**Stated problem**
Quote the data exactly, first line to the line containing "const labelFont=27.6, legendFont=27.2;", with no pictures.

**Information shown**

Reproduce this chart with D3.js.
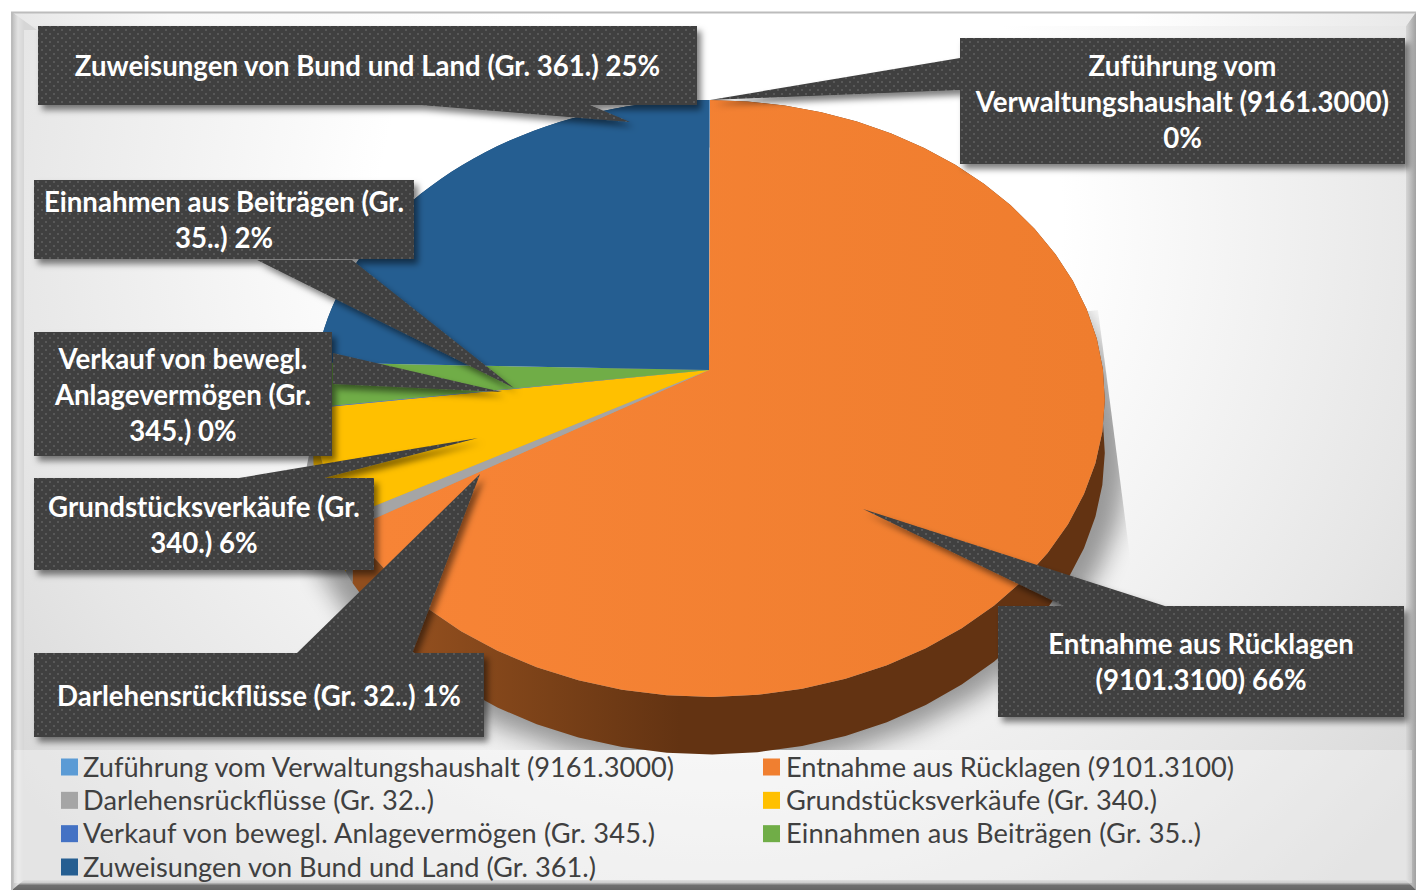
<!DOCTYPE html>
<html><head><meta charset="utf-8">
<script src="https://cdnjs.cloudflare.com/ajax/libs/d3/7.8.5/d3.min.js"></script>
<style>html,body{margin:0;padding:0;background:#fff;overflow:hidden}svg{display:block}</style>
</head><body><svg id="c" width="1416" height="890"></svg>
<script>
const categories=["Zuführung vom Verwaltungshaushalt (9161.3000)","Entnahme aus Rücklagen (9101.3100)","Darlehensrückflüsse (Gr. 32..)","Grundstücksverkäufe (Gr. 340.)","Verkauf von bewegl. Anlagevermögen (Gr. 345.)","Einnahmen aus Beiträgen (Gr. 35..)","Zuweisungen von Bund und Land (Gr. 361.)"];
const values=[0.04,66.46,0.6,5.86,0.04,2.4,24.6];
const colors=["#5B9BD5","#F07F30","#A5A5A5","#FFC000","#4472C4","#70AD47","#255E91"];
const labelLines=[["Zuführung vom","Verwaltungshaushalt (9161.3000)","0%"],["Entnahme aus Rücklagen","(9101.3100) 66%"],["Darlehensrückflüsse (Gr. 32..) 1%"],["Grundstücksverkäufe (Gr.","340.) 6%"],["Verkauf von bewegl.","Anlagevermögen (Gr.","345.) 0%"],["Einnahmen aus Beiträgen (Gr.","35..) 2%"],["Zuweisungen von Bund und Land (Gr. 361.) 25%"]];
// callout boxes [x0,y0,x1,y1] and tails (base, tip, base) in page pixels
const boxes=[[960,38,1405,164],[998,606,1404,717],[34,653,484,737],[34,478,374,570],[34,332,332,456],[34,180,414,259],[38,26,697,105]];
const tails=[[[960,58],[710,100],[960,90]],[[1066,607],[863,509],[1168,607]],[[296,654],[480,474],[412,654]],[[233,479],[478,438],[320,479]],[[333,353],[502,392],[333,384]],[[257,260],[514,388],[352,260]],[[420,105],[630,122],[590,105]]];
const legendWidths=[591,448,351,371,572,415,513];
const labelFont=27.6, legendFont=27.2;

const cx=709,cy=370,R=394,A=295.8,K=-0.0955,D=52;
const svg=d3.select("#c"),defs=svg.append("defs");
const project=(t,r=1,z=0)=>{const X=r*Math.sin(t),Y=-r*Math.cos(t),w=1+K*Y;return [cx+R*X/w,cy+(A*Y+D*z)/w];};

function lin(id,x1,y1,x2,y2,stops){const g=defs.append("linearGradient").attr("id",id).attr("gradientUnits","userSpaceOnUse").attr("x1",x1).attr("y1",y1).attr("x2",x2).attr("y2",y2);stops.forEach(s=>g.append("stop").attr("offset",s[0]).attr("stop-color",s[1]));}
lin("leftB",12,0,24,0,[[0,"#bcbcbc"],[.5,"#e2e2e2"],[1,"#d6d6d6"]]);
lin("rightB",1406,0,1416,0,[[0,"#d6d6d6"],[1,"#a0a0a0"]]);
lin("topB",0,0,1416,0,[[0,"#e6e6e6"],[.12,"#f8f8f8"],[.4,"#fff"],[.8,"#fff"],[1,"#e8e8e8"]]);
lin("botB",0,879,0,890,[[0,"#dcdcdc"],[.45,"#a8a8a8"],[.55,"#707070"],[1,"#666"]]);
lin("oTop",380,0,1100,0,[[0,"#F78436"],[1,"#EF7D2E"]]);
lin("oSide",420,0,680,0,[[0,"#914E1E"],[.5,"#7A4118"],[1,"#633312"]]);
const rg=defs.append("radialGradient").attr("id","bg").attr("gradientUnits","userSpaceOnUse").attr("cx",720).attr("cy",220).attr("r",900);
[[0,"#ffffff"],[.38,"#ffffff"],[.8,"#e6e6e6"],[1,"#d8d8d8"]].forEach(s=>rg.append("stop").attr("offset",s[0]).attr("stop-color",s[1]));

const pat=defs.append("pattern").attr("id","dots").attr("patternUnits","userSpaceOnUse").attr("width",8).attr("height",8);
pat.append("rect").attr("width",8).attr("height",8).attr("fill","#404040");
[[1,1],[5,5]].forEach(p=>pat.append("rect").attr("x",p[0]).attr("y",p[1]).attr("width",2).attr("height",2).attr("fill","#595959"));

const sh=defs.append("filter").attr("id","shadow").attr("x","-10%").attr("y","-10%").attr("width","125%").attr("height","130%");
sh.append("feDropShadow").attr("dx",4).attr("dy",5).attr("stdDeviation",3).attr("flood-color","#000").attr("flood-opacity",.5);
defs.append("filter").attr("id","blur").attr("x","-20%").attr("y","-20%").attr("width","140%").attr("height","140%").append("feGaussianBlur").attr("stdDeviation",12);
defs.append("clipPath").attr("id","shClip").append("polygon").attr("points","1098,310 1133,580 1140,750 300,750 300,500 320,400");

// frame and background
svg.append("rect").attr("x",12).attr("y",12).attr("width",1404).attr("height",878).attr("fill","url(#bg)");
svg.append("polygon").attr("points","12,12 37,30 24,30 24,880 12,890").attr("fill","url(#leftB)");
svg.append("polygon").attr("points","1416,12 1406,26 1406,880 1416,890").attr("fill","url(#rightB)");
svg.append("polygon").attr("points","12,12 1416,12 1406,26 32,26").attr("fill","url(#topB)");
svg.append("polygon").attr("points","12,890 24,880 1406,880 1416,890").attr("fill","url(#botB)");
svg.append("path").attr("d","M12,890V12.5H1416").attr("fill","none").attr("stroke","#bcbcbc").attr("stroke-width",2);

// pie geometry
const pie=d3.pie().sort(null).value(d=>d)(values);
const line=d3.line();
const rim=(a0,a1)=>d3.range(0,41).map(i=>a0+(a1-a0)*i/40);

// pie's soft shadow
const shadowPts=rim(0,2*Math.PI).map(t=>{const p=project(t);return [p[0]+ (p[0]-cx)*.06,p[1]+55+(p[1]-cy)*.05];});
svg.append("g").attr("clip-path","url(#shClip)").append("path").attr("d",line(shadowPts)+"Z").attr("fill","#000").attr("opacity",.38).attr("filter","url(#blur)");

// legend band
svg.append("rect").attr("x",14).attr("y",750).attr("width",1398).attr("height",133).attr("fill","#fff").attr("opacity",.32);

// walls, then top faces
const gPie=svg.append("g");
pie.forEach((s,i)=>{
  const ts=rim(s.startAngle,s.endAngle);
  const pts=ts.map(t=>project(t)).concat(ts.slice().reverse().map(t=>project(t,1,1)));
  gPie.append("path").attr("d",line(pts)+"Z").attr("fill",i===1?"url(#oSide)":d3.color(colors[i]).darker(.8)+"");
});
pie.forEach((s,i)=>{
  const pts=[project(0,0)].concat(rim(s.startAngle,s.endAngle).map(t=>project(t)));
  gPie.append("path").attr("d",line(pts)+"Z").attr("fill",i===1?"url(#oTop)":colors[i]);
});

// legend
const rowsY=d3.scalePoint().domain([0,1,2,3]).range([767,867]);
const colX=[61,763];
const lg=svg.append("g");
categories.forEach((c,i)=>{
  const col=i%2,row=Math.floor(i/2),y=rowsY(row);
  lg.append("rect").attr("x",colX[col]).attr("y",y-8.5).attr("width",17).attr("height",17).attr("fill",colors[i]);
  lg.append("text").attr("x",colX[col]+22+col).attr("y",y-1).attr("dominant-baseline","central").attr("font-family","Lato").attr("font-size",legendFont)
    .attr("textLength",legendWidths[i]).attr("lengthAdjust","spacing").attr("fill","#404040").text(c);
});

// callouts
const gC=svg.append("g");
boxes.forEach((b,i)=>{
  const g=gC.append("g").attr("filter","url(#shadow)");
  g.append("polygon").attr("points",tails[i].join(" ")).attr("fill","url(#dots)");
  g.append("rect").attr("x",b[0]).attr("y",b[1]).attr("width",b[2]-b[0]).attr("height",b[3]-b[1]).attr("fill","url(#dots)");
});
boxes.forEach((b,i)=>{
  const ls=labelLines[i],mx=(b[0]+b[2])/2,my=(b[1]+b[3])/2;
  ls.forEach((t,j)=>{
    gC.append("text").attr("x",mx).attr("y",my+(j-(ls.length-1)/2)*36).attr("text-anchor","middle").attr("dominant-baseline","central")
      .attr("font-family","Lato").attr("font-weight",700).attr("font-size",labelFont).attr("fill","#fff").text(t);
  });
});
</script></body></html>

**Exercise output**
Reproduce this chart with D3.js.
<!DOCTYPE html>
<html><head><meta charset="utf-8">
<script src="https://cdnjs.cloudflare.com/ajax/libs/d3/7.8.5/d3.min.js"></script>
<style>html,body{margin:0;padding:0;background:#fff;overflow:hidden}svg{display:block}</style>
</head><body><svg id="c" width="1416" height="890"></svg>
<script>
const categories=["Zuführung vom Verwaltungshaushalt (9161.3000)","Entnahme aus Rücklagen (9101.3100)","Darlehensrückflüsse (Gr. 32..)","Grundstücksverkäufe (Gr. 340.)","Verkauf von bewegl. Anlagevermögen (Gr. 345.)","Einnahmen aus Beiträgen (Gr. 35..)","Zuweisungen von Bund und Land (Gr. 361.)"];
const values=[0.04,66.46,0.6,5.86,0.04,2.4,24.6];
const colors=["#5B9BD5","#F07F30","#A5A5A5","#FFC000","#4472C4","#70AD47","#255E91"];
const labelLines=[["Zuführung vom","Verwaltungshaushalt (9161.3000)","0%"],["Entnahme aus Rücklagen","(9101.3100) 66%"],["Darlehensrückflüsse (Gr. 32..) 1%"],["Grundstücksverkäufe (Gr.","340.) 6%"],["Verkauf von bewegl.","Anlagevermögen (Gr.","345.) 0%"],["Einnahmen aus Beiträgen (Gr.","35..) 2%"],["Zuweisungen von Bund und Land (Gr. 361.) 25%"]];
// callout boxes [x0,y0,x1,y1] and tails (base, tip, base) in page pixels
const boxes=[[960,38,1405,164],[998,606,1404,717],[34,653,484,737],[34,478,374,570],[34,332,332,456],[34,180,414,259],[38,26,697,105]];
const tails=[[[960,58],[710,100],[960,90]],[[1066,607],[863,509],[1168,607]],[[296,654],[480,474],[412,654]],[[233,479],[478,438],[320,479]],[[333,353],[502,392],[333,384]],[[257,260],[514,388],[352,260]],[[420,105],[630,122],[590,105]]];
const legendWidths=[591,448,351,371,572,415,513];
const labelFont=27.6, legendFont=27.2;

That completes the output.